- Supplied data
===

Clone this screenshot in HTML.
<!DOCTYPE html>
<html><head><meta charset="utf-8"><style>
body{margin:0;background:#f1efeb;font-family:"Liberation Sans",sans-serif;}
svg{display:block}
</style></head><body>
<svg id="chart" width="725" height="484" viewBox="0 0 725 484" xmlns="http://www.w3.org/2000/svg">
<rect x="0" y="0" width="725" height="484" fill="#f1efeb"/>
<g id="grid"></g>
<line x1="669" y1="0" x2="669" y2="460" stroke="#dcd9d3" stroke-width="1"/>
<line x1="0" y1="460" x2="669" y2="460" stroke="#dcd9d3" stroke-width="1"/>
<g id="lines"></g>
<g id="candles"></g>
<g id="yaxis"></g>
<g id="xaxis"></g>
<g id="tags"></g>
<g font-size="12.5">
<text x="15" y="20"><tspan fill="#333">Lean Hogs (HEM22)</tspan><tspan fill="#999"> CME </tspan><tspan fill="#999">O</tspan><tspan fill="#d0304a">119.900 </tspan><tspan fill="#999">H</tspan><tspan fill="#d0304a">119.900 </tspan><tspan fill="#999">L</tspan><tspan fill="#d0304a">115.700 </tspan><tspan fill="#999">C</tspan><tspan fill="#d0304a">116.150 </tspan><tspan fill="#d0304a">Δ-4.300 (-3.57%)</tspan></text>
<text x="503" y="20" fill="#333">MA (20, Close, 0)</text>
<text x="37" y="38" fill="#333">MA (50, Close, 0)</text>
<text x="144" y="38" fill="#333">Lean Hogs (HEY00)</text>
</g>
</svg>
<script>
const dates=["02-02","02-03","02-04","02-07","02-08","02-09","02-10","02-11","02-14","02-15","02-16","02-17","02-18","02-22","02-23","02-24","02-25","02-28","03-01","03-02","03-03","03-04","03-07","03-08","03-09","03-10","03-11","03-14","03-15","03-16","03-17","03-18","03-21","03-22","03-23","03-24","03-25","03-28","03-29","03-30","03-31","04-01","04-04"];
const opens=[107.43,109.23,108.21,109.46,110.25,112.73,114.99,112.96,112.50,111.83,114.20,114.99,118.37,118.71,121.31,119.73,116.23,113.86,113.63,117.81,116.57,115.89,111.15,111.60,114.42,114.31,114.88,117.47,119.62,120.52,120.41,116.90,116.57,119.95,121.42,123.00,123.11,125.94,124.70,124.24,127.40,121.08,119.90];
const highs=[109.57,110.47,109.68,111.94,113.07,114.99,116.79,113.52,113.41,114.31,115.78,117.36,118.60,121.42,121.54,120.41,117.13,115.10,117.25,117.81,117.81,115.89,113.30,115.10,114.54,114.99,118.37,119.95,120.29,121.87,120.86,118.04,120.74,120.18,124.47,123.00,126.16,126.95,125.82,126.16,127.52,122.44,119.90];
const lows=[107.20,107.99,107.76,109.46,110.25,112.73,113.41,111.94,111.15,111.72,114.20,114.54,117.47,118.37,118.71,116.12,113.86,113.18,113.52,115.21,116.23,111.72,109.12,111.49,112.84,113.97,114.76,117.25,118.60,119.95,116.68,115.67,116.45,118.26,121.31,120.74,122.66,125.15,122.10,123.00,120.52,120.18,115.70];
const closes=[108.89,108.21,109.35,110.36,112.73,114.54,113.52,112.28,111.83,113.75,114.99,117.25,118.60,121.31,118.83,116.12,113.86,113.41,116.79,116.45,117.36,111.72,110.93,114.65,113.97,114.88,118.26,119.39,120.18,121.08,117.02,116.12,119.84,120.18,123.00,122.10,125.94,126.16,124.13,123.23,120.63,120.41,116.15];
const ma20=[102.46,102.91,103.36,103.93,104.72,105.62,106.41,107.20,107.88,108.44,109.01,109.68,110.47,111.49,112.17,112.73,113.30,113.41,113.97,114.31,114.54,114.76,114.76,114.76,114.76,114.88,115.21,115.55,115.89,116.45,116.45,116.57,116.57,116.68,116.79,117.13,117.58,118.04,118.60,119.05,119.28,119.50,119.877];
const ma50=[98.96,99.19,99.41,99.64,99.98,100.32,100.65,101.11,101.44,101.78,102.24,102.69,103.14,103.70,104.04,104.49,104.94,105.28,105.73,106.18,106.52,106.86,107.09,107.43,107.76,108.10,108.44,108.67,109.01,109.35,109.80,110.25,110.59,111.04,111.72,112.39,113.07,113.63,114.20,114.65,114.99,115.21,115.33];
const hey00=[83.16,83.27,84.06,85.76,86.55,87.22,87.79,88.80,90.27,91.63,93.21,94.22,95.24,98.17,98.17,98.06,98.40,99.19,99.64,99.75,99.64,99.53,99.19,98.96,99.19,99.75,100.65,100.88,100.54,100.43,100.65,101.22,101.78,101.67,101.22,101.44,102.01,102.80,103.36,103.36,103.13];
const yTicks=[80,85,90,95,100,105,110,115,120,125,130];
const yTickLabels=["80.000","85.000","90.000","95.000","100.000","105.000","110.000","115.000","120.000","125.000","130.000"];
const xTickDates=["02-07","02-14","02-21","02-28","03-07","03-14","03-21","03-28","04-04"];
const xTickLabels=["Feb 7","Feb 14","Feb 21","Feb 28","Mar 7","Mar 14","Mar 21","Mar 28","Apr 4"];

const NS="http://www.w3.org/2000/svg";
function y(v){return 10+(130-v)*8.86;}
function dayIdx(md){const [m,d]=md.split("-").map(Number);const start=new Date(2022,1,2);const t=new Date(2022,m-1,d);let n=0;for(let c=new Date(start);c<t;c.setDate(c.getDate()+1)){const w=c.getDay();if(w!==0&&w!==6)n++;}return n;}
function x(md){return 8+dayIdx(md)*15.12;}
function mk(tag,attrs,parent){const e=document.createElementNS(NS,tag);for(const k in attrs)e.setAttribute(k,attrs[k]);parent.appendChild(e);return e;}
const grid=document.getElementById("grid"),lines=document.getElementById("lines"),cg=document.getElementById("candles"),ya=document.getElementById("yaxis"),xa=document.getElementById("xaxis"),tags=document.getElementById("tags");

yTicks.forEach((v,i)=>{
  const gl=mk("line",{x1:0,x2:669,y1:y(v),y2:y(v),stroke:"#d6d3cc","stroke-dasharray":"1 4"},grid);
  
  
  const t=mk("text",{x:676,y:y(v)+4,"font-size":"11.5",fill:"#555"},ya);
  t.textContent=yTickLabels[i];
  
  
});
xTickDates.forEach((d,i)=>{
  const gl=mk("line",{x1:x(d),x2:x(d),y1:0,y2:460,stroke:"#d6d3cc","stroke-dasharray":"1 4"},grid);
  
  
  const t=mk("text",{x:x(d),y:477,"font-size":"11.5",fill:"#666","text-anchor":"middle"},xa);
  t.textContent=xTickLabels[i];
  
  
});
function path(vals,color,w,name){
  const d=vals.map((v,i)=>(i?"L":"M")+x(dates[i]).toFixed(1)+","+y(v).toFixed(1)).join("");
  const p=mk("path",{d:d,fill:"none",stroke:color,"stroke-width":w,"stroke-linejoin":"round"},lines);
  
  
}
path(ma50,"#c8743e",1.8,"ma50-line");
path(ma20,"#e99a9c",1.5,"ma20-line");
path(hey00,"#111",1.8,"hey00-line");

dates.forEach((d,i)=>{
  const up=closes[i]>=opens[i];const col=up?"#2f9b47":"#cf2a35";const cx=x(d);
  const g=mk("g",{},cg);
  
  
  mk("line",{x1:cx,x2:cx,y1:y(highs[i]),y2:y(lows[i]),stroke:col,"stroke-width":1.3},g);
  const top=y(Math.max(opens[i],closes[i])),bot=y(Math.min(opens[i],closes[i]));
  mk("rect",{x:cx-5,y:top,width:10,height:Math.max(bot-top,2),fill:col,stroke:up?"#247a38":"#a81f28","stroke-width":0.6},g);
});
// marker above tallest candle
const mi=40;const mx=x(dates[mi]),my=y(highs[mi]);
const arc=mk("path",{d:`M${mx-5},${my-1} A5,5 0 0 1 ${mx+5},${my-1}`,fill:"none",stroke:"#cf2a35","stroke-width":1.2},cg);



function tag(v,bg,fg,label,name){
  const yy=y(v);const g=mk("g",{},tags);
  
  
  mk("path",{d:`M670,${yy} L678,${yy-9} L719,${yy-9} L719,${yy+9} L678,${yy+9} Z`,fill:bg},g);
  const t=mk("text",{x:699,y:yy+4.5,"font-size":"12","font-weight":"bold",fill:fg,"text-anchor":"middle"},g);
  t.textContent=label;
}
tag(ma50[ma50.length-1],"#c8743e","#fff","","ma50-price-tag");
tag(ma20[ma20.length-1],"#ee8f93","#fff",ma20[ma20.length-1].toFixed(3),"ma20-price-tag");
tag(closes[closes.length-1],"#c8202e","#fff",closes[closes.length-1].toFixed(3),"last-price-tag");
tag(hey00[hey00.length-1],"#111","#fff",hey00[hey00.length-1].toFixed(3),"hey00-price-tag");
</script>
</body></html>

===

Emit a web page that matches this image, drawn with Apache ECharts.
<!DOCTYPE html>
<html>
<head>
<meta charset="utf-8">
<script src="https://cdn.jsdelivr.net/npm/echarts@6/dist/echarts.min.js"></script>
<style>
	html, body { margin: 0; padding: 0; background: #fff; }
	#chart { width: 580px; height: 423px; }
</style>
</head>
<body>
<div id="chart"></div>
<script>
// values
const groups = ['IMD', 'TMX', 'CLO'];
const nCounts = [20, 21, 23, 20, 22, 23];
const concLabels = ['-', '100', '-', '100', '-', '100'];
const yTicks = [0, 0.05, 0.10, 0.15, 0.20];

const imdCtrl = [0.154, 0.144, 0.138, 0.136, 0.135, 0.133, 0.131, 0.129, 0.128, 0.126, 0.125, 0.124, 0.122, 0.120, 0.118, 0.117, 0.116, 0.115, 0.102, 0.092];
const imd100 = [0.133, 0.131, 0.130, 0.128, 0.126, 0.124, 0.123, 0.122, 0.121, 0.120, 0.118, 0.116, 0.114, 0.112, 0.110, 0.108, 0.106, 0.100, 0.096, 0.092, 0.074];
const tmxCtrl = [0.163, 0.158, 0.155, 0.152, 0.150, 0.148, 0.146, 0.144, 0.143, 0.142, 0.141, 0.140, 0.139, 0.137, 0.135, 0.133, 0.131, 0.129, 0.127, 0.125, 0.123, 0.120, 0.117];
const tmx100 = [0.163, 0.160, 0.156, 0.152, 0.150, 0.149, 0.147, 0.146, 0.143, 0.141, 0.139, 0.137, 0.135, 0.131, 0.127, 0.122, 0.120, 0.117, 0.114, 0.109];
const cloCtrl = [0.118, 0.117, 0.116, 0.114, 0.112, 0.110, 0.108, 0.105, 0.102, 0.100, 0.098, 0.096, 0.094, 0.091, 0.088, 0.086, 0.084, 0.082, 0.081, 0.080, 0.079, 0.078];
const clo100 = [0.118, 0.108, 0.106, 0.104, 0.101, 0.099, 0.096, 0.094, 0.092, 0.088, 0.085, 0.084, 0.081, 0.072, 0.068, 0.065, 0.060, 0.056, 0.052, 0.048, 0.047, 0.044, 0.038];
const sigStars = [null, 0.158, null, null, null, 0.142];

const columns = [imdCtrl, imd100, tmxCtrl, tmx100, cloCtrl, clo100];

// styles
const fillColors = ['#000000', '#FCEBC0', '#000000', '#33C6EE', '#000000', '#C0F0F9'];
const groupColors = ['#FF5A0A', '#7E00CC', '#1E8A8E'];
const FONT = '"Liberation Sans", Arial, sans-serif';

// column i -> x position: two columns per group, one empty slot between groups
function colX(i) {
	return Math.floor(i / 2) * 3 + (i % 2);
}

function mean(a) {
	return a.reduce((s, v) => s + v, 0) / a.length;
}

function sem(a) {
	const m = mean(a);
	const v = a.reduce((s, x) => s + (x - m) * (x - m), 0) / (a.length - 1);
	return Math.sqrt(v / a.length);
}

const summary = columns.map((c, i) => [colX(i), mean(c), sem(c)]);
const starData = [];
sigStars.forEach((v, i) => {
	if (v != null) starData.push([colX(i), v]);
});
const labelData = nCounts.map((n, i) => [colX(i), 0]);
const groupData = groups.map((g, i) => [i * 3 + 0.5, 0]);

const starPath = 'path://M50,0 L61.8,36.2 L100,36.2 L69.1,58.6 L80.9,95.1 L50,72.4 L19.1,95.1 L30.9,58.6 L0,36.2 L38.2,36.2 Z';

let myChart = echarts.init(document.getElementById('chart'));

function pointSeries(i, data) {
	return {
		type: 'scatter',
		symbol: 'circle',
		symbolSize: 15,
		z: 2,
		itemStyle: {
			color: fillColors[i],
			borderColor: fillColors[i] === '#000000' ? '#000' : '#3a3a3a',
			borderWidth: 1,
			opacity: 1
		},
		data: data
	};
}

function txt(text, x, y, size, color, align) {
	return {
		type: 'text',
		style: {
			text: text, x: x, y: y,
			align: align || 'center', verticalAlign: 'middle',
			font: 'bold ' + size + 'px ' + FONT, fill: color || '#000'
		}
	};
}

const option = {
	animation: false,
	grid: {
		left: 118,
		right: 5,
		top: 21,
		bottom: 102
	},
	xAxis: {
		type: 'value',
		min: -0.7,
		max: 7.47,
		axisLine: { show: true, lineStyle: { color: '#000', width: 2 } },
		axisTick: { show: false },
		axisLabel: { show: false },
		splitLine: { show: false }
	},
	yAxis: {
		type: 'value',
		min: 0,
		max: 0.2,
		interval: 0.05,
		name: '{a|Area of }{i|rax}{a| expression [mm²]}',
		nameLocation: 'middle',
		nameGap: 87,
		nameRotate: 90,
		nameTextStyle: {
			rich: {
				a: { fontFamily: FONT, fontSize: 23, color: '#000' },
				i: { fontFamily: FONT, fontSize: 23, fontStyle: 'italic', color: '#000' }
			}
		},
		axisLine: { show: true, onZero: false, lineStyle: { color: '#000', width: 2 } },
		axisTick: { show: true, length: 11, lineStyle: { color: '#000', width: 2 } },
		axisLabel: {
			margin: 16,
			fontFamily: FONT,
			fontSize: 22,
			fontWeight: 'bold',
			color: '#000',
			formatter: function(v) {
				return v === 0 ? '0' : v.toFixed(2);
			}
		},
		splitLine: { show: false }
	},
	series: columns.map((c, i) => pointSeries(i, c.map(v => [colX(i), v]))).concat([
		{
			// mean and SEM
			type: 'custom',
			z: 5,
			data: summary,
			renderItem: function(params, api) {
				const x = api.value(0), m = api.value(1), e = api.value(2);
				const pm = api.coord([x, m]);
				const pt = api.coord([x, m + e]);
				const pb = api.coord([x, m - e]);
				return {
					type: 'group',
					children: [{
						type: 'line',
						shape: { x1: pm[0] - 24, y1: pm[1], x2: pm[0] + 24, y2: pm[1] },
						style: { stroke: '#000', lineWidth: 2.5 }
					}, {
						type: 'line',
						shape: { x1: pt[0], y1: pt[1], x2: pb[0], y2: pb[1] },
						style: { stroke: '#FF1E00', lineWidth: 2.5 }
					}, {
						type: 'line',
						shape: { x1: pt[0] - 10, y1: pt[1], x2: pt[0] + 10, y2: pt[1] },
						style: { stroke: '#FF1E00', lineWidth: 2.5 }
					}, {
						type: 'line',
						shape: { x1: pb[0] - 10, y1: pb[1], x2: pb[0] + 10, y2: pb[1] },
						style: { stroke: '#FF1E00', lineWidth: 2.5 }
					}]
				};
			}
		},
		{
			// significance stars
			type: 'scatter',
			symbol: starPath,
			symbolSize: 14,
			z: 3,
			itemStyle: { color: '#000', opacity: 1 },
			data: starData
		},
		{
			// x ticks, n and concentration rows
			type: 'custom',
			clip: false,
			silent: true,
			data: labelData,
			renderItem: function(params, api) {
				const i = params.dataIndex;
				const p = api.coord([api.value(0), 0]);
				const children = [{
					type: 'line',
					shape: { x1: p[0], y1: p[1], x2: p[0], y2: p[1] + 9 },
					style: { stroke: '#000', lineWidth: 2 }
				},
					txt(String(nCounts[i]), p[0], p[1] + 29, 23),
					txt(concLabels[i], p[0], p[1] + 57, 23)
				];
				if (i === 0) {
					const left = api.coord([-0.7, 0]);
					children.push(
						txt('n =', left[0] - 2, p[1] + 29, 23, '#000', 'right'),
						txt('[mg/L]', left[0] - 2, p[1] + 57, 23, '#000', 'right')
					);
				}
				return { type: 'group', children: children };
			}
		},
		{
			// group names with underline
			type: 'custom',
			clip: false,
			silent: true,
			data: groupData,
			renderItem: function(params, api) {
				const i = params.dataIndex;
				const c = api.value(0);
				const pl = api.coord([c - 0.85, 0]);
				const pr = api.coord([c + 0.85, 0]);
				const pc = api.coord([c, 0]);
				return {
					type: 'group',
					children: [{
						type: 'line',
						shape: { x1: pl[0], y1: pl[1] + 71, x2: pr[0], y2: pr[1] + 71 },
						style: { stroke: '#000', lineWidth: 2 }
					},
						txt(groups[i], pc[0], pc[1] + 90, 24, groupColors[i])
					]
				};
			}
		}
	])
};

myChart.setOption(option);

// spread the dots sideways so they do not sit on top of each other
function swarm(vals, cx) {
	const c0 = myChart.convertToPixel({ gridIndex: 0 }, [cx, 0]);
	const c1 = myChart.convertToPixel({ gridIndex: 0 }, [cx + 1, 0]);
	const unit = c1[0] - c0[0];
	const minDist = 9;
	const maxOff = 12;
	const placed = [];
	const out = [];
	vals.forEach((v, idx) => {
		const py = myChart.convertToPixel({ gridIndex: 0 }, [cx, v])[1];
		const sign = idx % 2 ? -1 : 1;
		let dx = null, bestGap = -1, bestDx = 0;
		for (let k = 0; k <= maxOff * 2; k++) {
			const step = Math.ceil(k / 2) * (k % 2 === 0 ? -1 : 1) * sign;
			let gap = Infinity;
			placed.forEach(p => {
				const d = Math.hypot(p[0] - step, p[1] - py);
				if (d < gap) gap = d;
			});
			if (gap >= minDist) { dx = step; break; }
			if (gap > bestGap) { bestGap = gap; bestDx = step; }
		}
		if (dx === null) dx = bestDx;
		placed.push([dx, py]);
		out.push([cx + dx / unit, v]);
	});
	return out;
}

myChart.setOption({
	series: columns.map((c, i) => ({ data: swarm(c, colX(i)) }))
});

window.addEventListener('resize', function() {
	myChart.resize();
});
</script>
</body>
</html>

===

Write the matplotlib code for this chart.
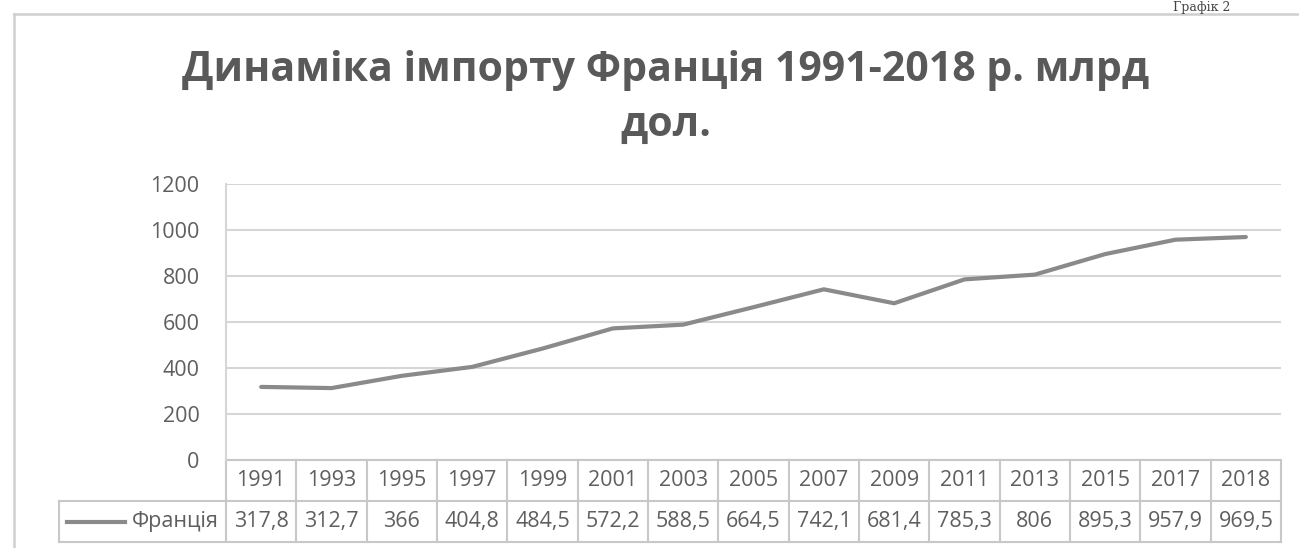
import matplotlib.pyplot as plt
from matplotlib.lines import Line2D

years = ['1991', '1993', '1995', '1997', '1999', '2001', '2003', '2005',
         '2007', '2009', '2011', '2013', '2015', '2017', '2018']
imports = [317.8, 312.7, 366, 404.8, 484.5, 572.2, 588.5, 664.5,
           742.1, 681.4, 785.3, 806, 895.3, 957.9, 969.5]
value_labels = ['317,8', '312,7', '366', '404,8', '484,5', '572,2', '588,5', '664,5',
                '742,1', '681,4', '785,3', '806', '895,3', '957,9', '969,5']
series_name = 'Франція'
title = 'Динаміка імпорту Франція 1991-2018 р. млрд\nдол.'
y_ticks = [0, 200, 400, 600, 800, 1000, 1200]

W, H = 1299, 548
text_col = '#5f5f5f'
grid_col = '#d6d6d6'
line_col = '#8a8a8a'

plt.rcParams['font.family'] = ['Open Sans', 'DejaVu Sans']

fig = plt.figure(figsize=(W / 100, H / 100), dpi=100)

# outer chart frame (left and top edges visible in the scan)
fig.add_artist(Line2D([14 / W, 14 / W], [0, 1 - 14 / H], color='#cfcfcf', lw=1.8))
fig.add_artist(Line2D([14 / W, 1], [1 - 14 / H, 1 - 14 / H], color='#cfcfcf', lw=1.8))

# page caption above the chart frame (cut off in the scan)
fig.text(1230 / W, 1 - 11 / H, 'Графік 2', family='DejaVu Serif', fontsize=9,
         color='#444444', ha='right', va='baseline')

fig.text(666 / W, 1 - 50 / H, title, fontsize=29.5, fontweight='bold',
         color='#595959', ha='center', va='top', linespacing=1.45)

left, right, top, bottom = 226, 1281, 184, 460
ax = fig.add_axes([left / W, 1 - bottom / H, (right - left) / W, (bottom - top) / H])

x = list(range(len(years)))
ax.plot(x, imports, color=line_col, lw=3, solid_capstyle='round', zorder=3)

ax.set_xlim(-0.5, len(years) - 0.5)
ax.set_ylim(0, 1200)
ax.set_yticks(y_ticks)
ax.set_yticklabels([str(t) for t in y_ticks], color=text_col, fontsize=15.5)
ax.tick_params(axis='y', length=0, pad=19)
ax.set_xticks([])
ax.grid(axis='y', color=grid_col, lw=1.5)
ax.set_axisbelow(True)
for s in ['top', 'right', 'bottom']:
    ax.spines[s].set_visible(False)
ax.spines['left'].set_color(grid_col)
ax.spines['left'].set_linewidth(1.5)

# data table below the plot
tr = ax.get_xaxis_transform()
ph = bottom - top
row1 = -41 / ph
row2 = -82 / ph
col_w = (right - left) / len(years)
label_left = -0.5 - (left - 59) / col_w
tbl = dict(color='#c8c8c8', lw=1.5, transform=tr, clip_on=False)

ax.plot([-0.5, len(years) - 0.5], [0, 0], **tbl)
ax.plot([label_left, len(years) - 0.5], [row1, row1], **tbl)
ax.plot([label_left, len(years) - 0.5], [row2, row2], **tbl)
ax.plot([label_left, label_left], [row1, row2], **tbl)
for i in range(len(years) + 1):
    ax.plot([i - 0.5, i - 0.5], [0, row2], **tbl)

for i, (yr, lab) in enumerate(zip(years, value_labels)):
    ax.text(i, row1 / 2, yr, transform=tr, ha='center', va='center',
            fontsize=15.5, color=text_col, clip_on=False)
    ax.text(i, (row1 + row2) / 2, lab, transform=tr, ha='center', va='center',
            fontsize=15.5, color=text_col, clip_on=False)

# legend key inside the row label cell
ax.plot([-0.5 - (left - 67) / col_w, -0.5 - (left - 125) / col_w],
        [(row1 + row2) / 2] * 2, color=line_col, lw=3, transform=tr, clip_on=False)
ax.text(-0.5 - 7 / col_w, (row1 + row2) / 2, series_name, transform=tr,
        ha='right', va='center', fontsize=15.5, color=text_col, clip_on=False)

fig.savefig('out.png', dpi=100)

===

- Task brief
Copy out, exactly, every line from the one that contains "Write the matplotlib code for this chart." through the one that contains "fig = plt.figure(figsize=(W". Pictures stay out of the copy.

- Result
Write the matplotlib code for this chart.
import matplotlib.pyplot as plt
from matplotlib.lines import Line2D

years = ['1991', '1993', '1995', '1997', '1999', '2001', '2003', '2005',
         '2007', '2009', '2011', '2013', '2015', '2017', '2018']
imports = [317.8, 312.7, 366, 404.8, 484.5, 572.2, 588.5, 664.5,
           742.1, 681.4, 785.3, 806, 895.3, 957.9, 969.5]
value_labels = ['317,8', '312,7', '366', '404,8', '484,5', '572,2', '588,5', '664,5',
                '742,1', '681,4', '785,3', '806', '895,3', '957,9', '969,5']
series_name = 'Франція'
title = 'Динаміка імпорту Франція 1991-2018 р. млрд\nдол.'
y_ticks = [0, 200, 400, 600, 800, 1000, 1200]

W, H = 1299, 548
text_col = '#5f5f5f'
grid_col = '#d6d6d6'
line_col = '#8a8a8a'

plt.rcParams['font.family'] = ['Open Sans', 'DejaVu Sans']

fig = plt.figure(figsize=(W / 100, H / 100), dpi=100)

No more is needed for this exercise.